Fast action to reduce short-lived climate pollutants can have a direct impact on global warming, with the potential to reduce the warming expected by 2050 by as much as 3 °F.

“These pollutants add to the already substantial impact of carbon dioxide pollution,” said David Doniger, Director of the Climate and Clean Air Program at Natural Resources Defense Council. “If we hope to avoid truly catastrophic climate change, we have to start reducing these super climate pollutants now.”

Based on the Climate and Clean Air Coalition (CCAC) to Reduce Short-Lived Climate Pollutants; a global initiative by former Secretary of State Hillary Clinton.

As former Secretary of State, Clinton put together the global Climate and Clean Air Coalition (CCAC) –  a coalition of nations, cities and companies and non-profit organizations committing to cutting short-lived climate pollutants (SLCP).

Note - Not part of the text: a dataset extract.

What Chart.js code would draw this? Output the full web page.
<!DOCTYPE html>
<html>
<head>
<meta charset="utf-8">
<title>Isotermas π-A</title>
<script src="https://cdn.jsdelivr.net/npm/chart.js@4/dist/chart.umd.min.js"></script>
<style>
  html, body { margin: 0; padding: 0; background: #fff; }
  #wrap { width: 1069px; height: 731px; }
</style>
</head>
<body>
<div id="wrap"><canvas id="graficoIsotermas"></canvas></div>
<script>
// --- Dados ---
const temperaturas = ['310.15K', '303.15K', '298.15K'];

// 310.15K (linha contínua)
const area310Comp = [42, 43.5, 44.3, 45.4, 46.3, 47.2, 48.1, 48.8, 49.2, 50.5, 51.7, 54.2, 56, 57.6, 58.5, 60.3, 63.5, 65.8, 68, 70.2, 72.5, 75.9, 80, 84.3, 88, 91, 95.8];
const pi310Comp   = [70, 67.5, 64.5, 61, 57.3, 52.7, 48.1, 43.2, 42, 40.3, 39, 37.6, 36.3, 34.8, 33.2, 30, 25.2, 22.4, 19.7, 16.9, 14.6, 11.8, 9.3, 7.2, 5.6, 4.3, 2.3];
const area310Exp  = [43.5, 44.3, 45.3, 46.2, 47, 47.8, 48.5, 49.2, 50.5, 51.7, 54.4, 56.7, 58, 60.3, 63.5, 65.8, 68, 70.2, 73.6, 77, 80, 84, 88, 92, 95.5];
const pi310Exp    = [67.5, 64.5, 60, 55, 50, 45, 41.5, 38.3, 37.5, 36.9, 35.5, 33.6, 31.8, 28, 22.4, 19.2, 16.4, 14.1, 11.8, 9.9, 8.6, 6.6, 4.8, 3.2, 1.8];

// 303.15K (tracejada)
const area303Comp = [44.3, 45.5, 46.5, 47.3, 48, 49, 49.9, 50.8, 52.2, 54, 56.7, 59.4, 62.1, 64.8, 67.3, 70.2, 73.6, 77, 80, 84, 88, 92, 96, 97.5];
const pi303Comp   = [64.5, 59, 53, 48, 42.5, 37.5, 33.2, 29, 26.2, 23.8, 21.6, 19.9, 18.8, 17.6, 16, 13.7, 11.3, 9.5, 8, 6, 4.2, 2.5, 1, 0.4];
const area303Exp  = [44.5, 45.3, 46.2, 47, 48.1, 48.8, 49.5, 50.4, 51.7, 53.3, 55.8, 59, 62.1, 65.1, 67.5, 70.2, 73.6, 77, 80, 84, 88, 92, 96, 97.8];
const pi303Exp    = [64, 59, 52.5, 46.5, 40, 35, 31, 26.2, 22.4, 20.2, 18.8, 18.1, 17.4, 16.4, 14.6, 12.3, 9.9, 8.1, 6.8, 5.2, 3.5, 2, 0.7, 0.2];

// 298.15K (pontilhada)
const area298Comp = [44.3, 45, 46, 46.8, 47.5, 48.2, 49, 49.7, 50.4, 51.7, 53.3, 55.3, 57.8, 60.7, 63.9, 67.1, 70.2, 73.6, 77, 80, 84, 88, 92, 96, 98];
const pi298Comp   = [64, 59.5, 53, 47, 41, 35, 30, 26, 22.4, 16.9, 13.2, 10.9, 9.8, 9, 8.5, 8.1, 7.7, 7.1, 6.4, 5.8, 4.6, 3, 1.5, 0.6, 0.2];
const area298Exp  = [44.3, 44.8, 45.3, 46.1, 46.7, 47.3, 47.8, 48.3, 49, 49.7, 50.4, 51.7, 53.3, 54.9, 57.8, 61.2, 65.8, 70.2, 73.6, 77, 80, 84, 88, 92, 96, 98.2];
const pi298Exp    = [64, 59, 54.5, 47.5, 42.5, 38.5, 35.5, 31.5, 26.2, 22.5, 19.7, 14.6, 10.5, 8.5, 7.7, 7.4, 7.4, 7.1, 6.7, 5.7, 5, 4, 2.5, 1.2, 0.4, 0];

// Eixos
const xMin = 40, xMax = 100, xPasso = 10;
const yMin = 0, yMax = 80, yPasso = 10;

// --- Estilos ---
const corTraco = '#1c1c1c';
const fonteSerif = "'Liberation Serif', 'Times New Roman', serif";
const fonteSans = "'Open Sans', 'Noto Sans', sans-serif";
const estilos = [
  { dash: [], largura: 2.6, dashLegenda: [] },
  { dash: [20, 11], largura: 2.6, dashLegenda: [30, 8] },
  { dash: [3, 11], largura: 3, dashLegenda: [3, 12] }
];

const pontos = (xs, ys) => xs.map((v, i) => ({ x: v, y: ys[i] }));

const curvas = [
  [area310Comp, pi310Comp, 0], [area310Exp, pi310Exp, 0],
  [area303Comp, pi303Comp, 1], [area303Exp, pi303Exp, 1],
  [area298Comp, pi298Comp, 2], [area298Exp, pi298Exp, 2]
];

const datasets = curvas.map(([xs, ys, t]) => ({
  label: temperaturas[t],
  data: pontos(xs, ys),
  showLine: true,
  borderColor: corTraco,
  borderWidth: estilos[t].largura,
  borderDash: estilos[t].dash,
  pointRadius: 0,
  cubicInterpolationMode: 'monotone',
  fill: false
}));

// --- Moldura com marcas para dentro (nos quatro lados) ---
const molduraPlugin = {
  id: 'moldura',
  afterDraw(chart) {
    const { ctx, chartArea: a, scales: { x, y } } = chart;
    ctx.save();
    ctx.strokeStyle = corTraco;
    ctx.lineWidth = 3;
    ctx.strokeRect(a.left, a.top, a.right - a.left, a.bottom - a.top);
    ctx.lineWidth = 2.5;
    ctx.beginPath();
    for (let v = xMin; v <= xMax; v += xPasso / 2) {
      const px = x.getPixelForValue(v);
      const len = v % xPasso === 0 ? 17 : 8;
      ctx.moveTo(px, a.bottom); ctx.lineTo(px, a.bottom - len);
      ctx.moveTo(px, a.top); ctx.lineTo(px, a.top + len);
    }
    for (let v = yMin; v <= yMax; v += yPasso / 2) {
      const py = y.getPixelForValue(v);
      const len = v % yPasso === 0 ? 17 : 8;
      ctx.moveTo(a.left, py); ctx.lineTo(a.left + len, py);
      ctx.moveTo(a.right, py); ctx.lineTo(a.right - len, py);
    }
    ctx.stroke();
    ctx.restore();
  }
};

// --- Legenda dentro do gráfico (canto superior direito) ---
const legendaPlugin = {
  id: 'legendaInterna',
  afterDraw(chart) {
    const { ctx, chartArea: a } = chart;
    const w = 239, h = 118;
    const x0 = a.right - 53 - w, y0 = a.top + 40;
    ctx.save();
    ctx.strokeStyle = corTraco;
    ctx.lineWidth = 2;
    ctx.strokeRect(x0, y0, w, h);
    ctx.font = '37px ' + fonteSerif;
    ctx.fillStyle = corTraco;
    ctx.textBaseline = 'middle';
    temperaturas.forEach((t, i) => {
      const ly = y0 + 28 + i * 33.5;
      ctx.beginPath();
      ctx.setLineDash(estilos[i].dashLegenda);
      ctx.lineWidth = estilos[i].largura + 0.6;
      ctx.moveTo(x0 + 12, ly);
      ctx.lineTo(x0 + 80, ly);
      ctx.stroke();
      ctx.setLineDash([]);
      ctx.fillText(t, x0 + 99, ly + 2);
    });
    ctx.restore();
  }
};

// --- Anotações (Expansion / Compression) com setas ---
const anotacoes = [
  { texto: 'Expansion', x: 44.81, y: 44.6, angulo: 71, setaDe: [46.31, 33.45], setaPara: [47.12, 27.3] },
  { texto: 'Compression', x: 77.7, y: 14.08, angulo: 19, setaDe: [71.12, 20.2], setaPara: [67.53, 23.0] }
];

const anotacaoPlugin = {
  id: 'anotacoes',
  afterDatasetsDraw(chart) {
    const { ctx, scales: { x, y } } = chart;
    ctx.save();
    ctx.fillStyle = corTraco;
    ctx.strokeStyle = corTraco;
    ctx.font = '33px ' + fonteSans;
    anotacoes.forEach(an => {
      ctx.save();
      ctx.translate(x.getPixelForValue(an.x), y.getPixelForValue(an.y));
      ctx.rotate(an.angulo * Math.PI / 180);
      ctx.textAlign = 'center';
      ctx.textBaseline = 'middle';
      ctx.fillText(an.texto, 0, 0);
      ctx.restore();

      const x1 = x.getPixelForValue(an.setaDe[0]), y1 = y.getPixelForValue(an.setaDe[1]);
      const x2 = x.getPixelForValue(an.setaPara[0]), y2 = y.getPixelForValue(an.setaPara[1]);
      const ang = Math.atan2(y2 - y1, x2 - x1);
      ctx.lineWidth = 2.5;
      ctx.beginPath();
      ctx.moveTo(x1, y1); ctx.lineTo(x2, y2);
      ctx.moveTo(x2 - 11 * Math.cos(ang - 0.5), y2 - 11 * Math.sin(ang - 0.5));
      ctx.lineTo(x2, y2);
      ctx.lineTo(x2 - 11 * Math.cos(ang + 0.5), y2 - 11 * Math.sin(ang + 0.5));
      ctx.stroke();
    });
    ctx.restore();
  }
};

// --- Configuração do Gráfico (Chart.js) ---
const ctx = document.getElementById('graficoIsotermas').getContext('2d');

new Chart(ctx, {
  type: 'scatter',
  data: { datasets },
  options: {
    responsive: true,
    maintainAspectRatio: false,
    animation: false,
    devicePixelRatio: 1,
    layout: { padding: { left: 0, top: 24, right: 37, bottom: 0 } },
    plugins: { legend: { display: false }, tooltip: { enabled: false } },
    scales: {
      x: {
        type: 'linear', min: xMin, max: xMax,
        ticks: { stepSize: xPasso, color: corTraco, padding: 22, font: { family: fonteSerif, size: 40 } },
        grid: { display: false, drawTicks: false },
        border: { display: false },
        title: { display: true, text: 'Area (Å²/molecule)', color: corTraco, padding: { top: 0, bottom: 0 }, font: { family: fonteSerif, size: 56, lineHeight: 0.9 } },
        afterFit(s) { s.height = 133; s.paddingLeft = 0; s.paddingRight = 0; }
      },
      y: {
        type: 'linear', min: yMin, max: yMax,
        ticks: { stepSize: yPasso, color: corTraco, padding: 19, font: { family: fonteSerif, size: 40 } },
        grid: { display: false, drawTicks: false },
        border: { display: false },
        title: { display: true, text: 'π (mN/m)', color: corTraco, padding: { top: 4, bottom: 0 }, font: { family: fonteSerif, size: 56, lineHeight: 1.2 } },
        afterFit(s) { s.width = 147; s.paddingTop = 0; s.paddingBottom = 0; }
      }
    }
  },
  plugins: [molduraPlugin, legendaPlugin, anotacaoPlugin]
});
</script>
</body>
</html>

The CCAC’s effective action; capturing methane and finding and finding alternatives for technologies that create black carbon and other short-lived climate pollutants, won plaudits from a leading international environmental law firm, which calculated that CCAC could fill the regulatory gap, until the world agrees on action to stop climate change.

“Until 2020, this fast action to mitigate SLCP emissions could help slow the rate of climate change and improve the chances of staying below the 2°C target,” said the American Society of International Law.

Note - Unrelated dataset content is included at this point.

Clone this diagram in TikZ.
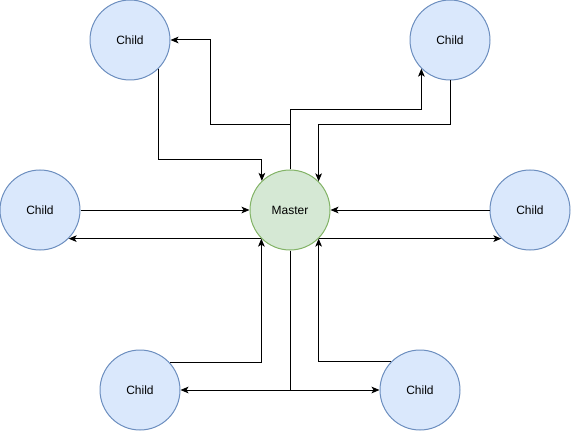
\documentclass[tikz,border=0pt]{standalone}
\usepackage{fontspec}
\setmainfont{Liberation Sans}
\usetikzlibrary{arrows.meta}
\definecolor{childfill}{HTML}{DAE8FC}
\definecolor{childline}{HTML}{6C8EBF}
\definecolor{masterfill}{HTML}{D5E8D4}
\definecolor{masterline}{HTML}{82B366}
\tikzset{
  childnode/.style={circle,draw=childline,fill=childfill,line width=0.75pt,minimum size=60pt,inner sep=0pt,font=\fontsize{9pt}{11pt}\selectfont},
  masternode/.style={circle,draw=masterline,fill=masterfill,line width=0.75pt,minimum size=60pt,inner sep=0pt,font=\fontsize{9pt}{11pt}\selectfont},
  arr/.style={line width=0.75pt,-{Stealth[length=6pt,width=5pt,inset=1.5pt]}},
  ln/.style={line width=0.75pt}
}
\begin{document}
\begin{tikzpicture}[x=0.75pt,y=-0.75pt]
\useasboundingbox (0,0) rectangle (571,431);
\node[childnode] (tl) at (130,40) {Child};
\node[childnode] (tr) at (450,40) {Child};
\node[childnode] (l) at (40,210) {Child};
\node[masternode] (m) at (290,210) {Master};
\node[childnode] (r) at (530,210) {Child};
\node[childnode] (bl) at (140,390) {Child};
\node[childnode] (br) at (420,390) {Child};
% top
\draw[arr] (m.north) |- (210,125) |- (tl.east);
\draw[arr] (m.north) -- (m.north |- 0,110) -| (tr.225.6);
\draw[arr] (tl.-45.6) -- (tl.-45.6 |- 0,160) -| (m.134.4);
\draw[arr] (tr.south) -- (tr.south |- 0,125) -| (m.45.6);
% sides
\draw[arr] (l.east) -- (m.west);
\draw[arr] (m.225) -- (l.-45);
\draw[arr] (r.west) -- (m.east);
\draw[arr] (m.-45) -- (r.225);
% bottom
\draw[arr] (bl.42) -| (m.225.6);
\draw[arr] (br.136) -| (m.-45.6);
\draw[arr] (m.south) |- (bl.east);
\draw[arr] (m.south) |- (br.west);
\end{tikzpicture}
\end{document}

Where they are the law, EPA methane flaring regulations have worked.

While gas flaring is a source of methane, it has started a small decline, according to EPA figures, over the last three years. Methane emissions were 77 million metric tons CO2e in 2013. In 2014, that was 73 million metric tons CO2e of methane.

Most of these reductions came from gas well completions and workovers, which are regulated.

“The largest methane reductions come from a practice that is subject to national standards, while the biggest increases come from sources that remain largely unregulated,” said Matt Watson, associate vice president of the Environmental Defense Fund’s climate and energy program.

“This data shows that regulations work, and promises of voluntary action don’t,” he pointed out.

Despite the small decline in the two areas that are regulated, overall emissions from the oil and gas sector rose from 228 million metric tons CO2e in 2013, to 236 million metric tons in 2014.

But if this bill became law, all of the methane emissions from the oil and gas industry would be under the jurisdiction of federal agencies.

The bill would make the US a powerhouse in methane reduction, by enabling federal agencies to stop pollution.

The CCAC coalition partners included US cities, companies and nonprofits, but not the US government itself.

This bill would change that, making it an even more effective tool in preventing climate change, with federal law changes to for example, close a loophole that permits the use of ozone-depleting residential air conditioning units.